## Data entries
━━━━━━

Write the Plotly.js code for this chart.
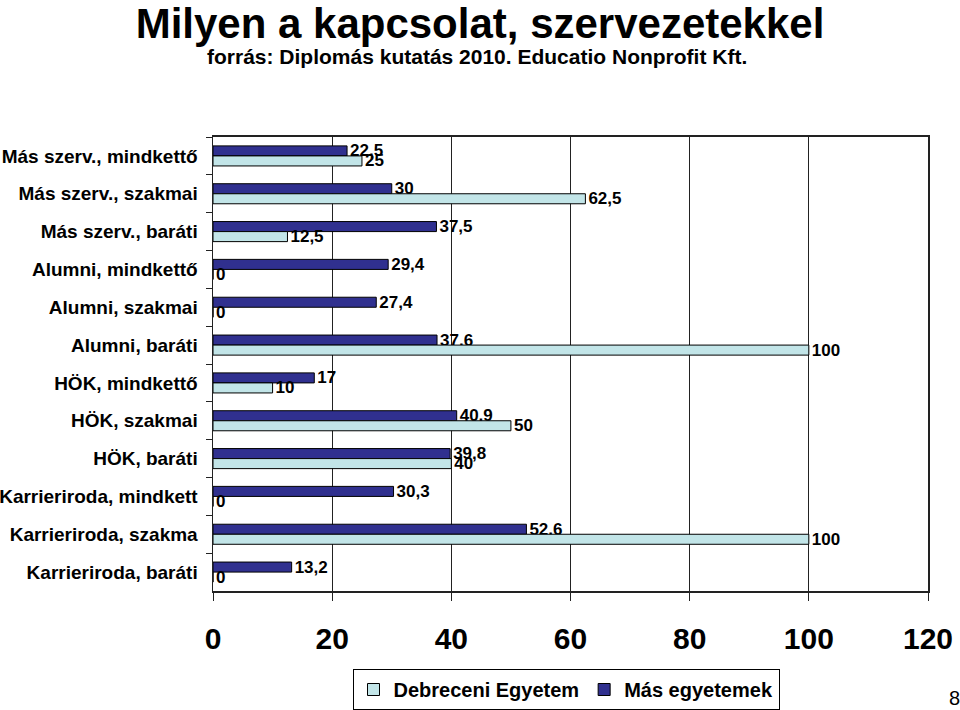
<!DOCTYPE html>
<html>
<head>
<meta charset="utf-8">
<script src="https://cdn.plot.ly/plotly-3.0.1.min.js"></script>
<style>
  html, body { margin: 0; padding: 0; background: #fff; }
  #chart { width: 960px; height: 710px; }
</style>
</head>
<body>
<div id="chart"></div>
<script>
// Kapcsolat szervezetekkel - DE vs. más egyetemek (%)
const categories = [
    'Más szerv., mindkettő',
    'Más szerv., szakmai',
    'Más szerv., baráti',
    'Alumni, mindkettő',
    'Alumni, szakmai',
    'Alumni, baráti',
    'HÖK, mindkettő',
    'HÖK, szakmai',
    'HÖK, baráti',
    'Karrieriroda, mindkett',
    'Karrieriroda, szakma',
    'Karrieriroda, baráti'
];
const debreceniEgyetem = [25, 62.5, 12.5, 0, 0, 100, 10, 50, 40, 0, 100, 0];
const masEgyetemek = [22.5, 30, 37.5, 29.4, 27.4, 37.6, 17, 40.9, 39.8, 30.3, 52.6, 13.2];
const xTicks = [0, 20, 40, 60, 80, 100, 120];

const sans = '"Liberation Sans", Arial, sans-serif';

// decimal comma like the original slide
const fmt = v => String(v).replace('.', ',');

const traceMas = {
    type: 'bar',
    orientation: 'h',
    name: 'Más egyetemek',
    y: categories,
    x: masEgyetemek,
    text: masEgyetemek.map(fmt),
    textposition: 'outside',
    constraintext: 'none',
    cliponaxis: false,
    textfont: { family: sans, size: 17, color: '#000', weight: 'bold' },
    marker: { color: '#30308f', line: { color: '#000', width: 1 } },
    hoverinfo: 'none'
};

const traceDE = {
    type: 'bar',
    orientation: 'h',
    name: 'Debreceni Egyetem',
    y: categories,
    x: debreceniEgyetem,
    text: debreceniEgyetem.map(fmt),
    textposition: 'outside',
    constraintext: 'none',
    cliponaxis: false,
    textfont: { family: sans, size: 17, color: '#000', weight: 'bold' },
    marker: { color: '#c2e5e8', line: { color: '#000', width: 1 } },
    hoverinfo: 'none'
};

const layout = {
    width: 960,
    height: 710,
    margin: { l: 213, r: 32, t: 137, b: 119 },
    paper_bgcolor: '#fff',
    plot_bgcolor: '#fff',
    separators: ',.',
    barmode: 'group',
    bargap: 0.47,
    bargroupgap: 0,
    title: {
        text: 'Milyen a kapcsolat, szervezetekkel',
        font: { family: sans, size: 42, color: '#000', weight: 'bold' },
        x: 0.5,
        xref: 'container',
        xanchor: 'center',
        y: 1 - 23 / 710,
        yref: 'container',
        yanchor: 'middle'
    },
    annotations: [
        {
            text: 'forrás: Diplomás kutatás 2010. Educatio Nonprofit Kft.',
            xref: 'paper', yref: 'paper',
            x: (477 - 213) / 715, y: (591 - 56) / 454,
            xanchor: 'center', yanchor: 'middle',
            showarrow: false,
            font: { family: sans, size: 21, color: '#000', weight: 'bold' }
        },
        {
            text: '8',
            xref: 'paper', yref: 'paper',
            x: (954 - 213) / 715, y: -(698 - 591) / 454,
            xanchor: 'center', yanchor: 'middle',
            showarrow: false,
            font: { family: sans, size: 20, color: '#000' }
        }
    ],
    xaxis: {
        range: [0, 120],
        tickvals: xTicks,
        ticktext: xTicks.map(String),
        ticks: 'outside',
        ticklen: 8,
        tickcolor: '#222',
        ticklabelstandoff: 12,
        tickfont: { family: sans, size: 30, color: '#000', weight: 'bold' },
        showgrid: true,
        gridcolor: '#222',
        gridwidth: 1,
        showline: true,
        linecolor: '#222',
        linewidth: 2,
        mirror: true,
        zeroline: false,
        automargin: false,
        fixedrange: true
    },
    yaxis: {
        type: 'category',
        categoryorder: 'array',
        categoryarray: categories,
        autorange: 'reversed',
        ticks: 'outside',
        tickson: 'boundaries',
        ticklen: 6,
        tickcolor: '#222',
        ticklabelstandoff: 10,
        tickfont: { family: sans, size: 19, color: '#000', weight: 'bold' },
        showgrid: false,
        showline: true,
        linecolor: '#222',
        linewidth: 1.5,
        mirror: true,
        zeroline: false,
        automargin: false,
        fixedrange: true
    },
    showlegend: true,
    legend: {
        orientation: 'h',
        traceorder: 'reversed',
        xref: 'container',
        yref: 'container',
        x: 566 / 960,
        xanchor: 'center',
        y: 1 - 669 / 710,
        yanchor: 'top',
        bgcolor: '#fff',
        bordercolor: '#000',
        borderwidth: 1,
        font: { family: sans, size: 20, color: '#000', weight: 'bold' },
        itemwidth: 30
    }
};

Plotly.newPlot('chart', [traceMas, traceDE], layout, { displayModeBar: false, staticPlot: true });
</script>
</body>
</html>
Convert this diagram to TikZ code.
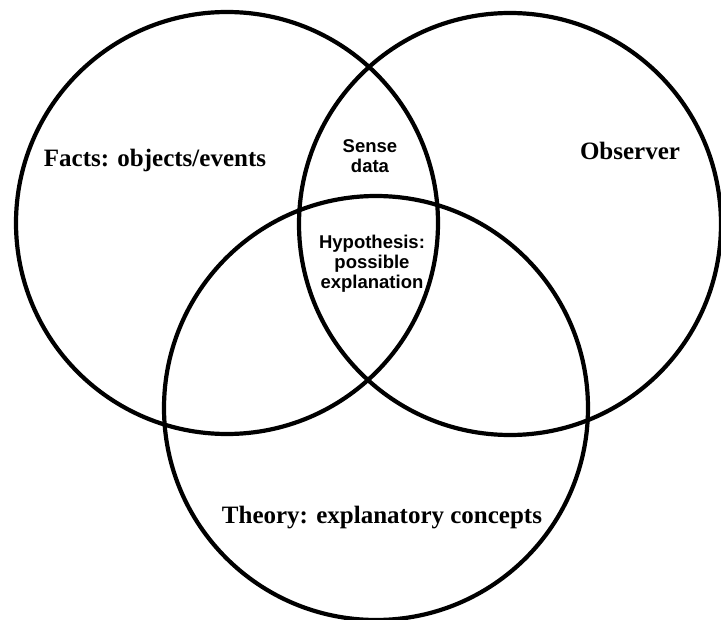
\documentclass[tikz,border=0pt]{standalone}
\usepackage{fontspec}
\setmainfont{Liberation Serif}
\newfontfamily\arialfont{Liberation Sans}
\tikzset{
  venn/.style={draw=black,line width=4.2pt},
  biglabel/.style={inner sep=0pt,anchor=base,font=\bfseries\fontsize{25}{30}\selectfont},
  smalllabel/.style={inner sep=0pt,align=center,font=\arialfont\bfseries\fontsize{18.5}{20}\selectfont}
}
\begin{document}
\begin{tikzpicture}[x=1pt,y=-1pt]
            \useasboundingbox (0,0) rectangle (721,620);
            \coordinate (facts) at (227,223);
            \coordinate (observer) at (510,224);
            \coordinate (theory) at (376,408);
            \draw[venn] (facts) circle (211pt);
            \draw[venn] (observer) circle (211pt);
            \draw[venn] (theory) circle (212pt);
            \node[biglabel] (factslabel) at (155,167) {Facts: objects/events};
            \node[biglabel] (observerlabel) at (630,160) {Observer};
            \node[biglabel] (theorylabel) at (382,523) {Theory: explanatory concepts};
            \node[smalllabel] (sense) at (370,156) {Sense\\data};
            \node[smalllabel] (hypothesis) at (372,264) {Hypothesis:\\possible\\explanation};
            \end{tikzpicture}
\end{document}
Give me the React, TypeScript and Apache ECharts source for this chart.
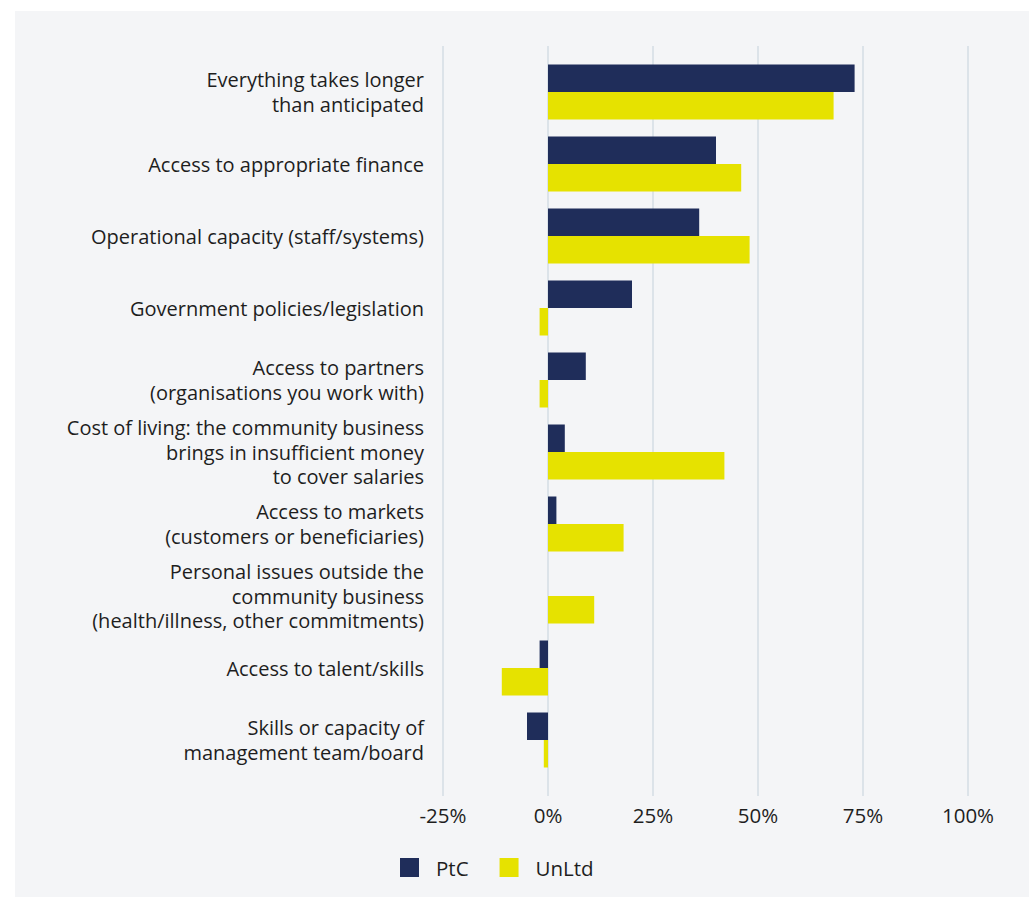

━━━━━━

Transcribe the whole listing, character for character, but not its images.

## Written solution
Write the Plotly.js code for this chart.
<!DOCTYPE html>
<html>
<head>
<meta charset="utf-8">
<script src="https://cdn.plot.ly/plotly-3.0.1.min.js"></script>
<style>
  html, body { margin: 0; padding: 0; background: #fff; }
  #chart { width: 960px; height: 710px; }
</style>
</head>
<body>
<div id="chart"></div>
<script>
// Kapcsolat szervezetekkel - DE vs. más egyetemek (%)
const categories = [
    'Más szerv., mindkettő',
    'Más szerv., szakmai',
    'Más szerv., baráti',
    'Alumni, mindkettő',
    'Alumni, szakmai',
    'Alumni, baráti',
    'HÖK, mindkettő',
    'HÖK, szakmai',
    'HÖK, baráti',
    'Karrieriroda, mindkett',
    'Karrieriroda, szakma',
    'Karrieriroda, baráti'
];
const debreceniEgyetem = [25, 62.5, 12.5, 0, 0, 100, 10, 50, 40, 0, 100, 0];
const masEgyetemek = [22.5, 30, 37.5, 29.4, 27.4, 37.6, 17, 40.9, 39.8, 30.3, 52.6, 13.2];
const xTicks = [0, 20, 40, 60, 80, 100, 120];

const sans = '"Liberation Sans", Arial, sans-serif';

// decimal comma like the original slide
const fmt = v => String(v).replace('.', ',');

const traceMas = {
    type: 'bar',
    orientation: 'h',
    name: 'Más egyetemek',
    y: categories,
    x: masEgyetemek,
    text: masEgyetemek.map(fmt),
    textposition: 'outside',
    constraintext: 'none',
    cliponaxis: false,
    textfont: { family: sans, size: 17, color: '#000', weight: 'bold' },
    marker: { color: '#30308f', line: { color: '#000', width: 1 } },
    hoverinfo: 'none'
};

const traceDE = {
    type: 'bar',
    orientation: 'h',
    name: 'Debreceni Egyetem',
    y: categories,
    x: debreceniEgyetem,
    text: debreceniEgyetem.map(fmt),
    textposition: 'outside',
    constraintext: 'none',
    cliponaxis: false,
    textfont: { family: sans, size: 17, color: '#000', weight: 'bold' },
    marker: { color: '#c2e5e8', line: { color: '#000', width: 1 } },
    hoverinfo: 'none'
};

const layout = {
    width: 960,
    height: 710,
    margin: { l: 213, r: 32, t: 137, b: 119 },
    paper_bgcolor: '#fff',
    plot_bgcolor: '#fff',
    separators: ',.',
    barmode: 'group',
    bargap: 0.47,
    bargroupgap: 0,
    title: {
        text: 'Milyen a kapcsolat, szervezetekkel',
        font: { family: sans, size: 42, color: '#000', weight: 'bold' },
        x: 0.5,
        xref: 'container',
        xanchor: 'center',
        y: 1 - 23 / 710,
        yref: 'container',
        yanchor: 'middle'
    },
    annotations: [
        {
            text: 'forrás: Diplomás kutatás 2010. Educatio Nonprofit Kft.',
            xref: 'paper', yref: 'paper',
            x: (477 - 213) / 715, y: (591 - 56) / 454,
            xanchor: 'center', yanchor: 'middle',
            showarrow: false,
            font: { family: sans, size: 21, color: '#000', weight: 'bold' }
        },
        {
            text: '8',
            xref: 'paper', yref: 'paper',
            x: (954 - 213) / 715, y: -(698 - 591) / 454,
            xanchor: 'center', yanchor: 'middle',
            showarrow: false,
            font: { family: sans, size: 20, color: '#000' }
        }
    ],
    xaxis: {
        range: [0, 120],
        tickvals: xTicks,
        ticktext: xTicks.map(String),
        ticks: 'outside',
        ticklen: 8,
        tickcolor: '#222',
        ticklabelstandoff: 12,
        tickfont: { family: sans, size: 30, color: '#000', weight: 'bold' },
        showgrid: true,
        gridcolor: '#222',
        gridwidth: 1,
        showline: true,
        linecolor: '#222',
        linewidth: 2,
        mirror: true,
        zeroline: false,
        automargin: false,
        fixedrange: true
    },
    yaxis: {
        type: 'category',
        categoryorder: 'array',
        categoryarray: categories,
        autorange: 'reversed',
        ticks: 'outside',
        tickson: 'boundaries',
        ticklen: 6,
        tickcolor: '#222',
        ticklabelstandoff: 10,
        tickfont: { family: sans, size: 19, color: '#000', weight: 'bold' },
        showgrid: false,
        showline: true,
        linecolor: '#222',
        linewidth: 1.5,
        mirror: true,
        zeroline: false,
        automargin: false,
        fixedrange: true
    },
    showlegend: true,
    legend: {
        orientation: 'h',
        traceorder: 'reversed',
        xref: 'container',
        yref: 'container',
        x: 566 / 960,
        xanchor: 'center',
        y: 1 - 669 / 710,
        yanchor: 'top',
        bgcolor: '#fff',
        bordercolor: '#000',
        borderwidth: 1,
        font: { family: sans, size: 20, color: '#000', weight: 'bold' },
        itemwidth: 30
    }
};

Plotly.newPlot('chart', [traceMas, traceDE], layout, { displayModeBar: false, staticPlot: true });
</script>
</body>
</html>
Convert this diagram to TikZ code.
\documentclass[tikz,border=0pt]{standalone}
\usepackage{fontspec}
\setmainfont{Liberation Serif}
\newfontfamily\arialfont{Liberation Sans}
\tikzset{
  venn/.style={draw=black,line width=4.2pt},
  biglabel/.style={inner sep=0pt,anchor=base,font=\bfseries\fontsize{25}{30}\selectfont},
  smalllabel/.style={inner sep=0pt,align=center,font=\arialfont\bfseries\fontsize{18.5}{20}\selectfont}
}
\begin{document}
\begin{tikzpicture}[x=1pt,y=-1pt]
            \useasboundingbox (0,0) rectangle (721,620);
            \coordinate (facts) at (227,223);
            \coordinate (observer) at (510,224);
            \coordinate (theory) at (376,408);
            \draw[venn] (facts) circle (211pt);
            \draw[venn] (observer) circle (211pt);
            \draw[venn] (theory) circle (212pt);
            \node[biglabel] (factslabel) at (155,167) {Facts: objects/events};
            \node[biglabel] (observerlabel) at (630,160) {Observer};
            \node[biglabel] (theorylabel) at (382,523) {Theory: explanatory concepts};
            \node[smalllabel] (sense) at (370,156) {Sense\\data};
            \node[smalllabel] (hypothesis) at (372,264) {Hypothesis:\\possible\\explanation};
            \end{tikzpicture}
\end{document}
Give me the React, TypeScript and Apache ECharts source for this chart.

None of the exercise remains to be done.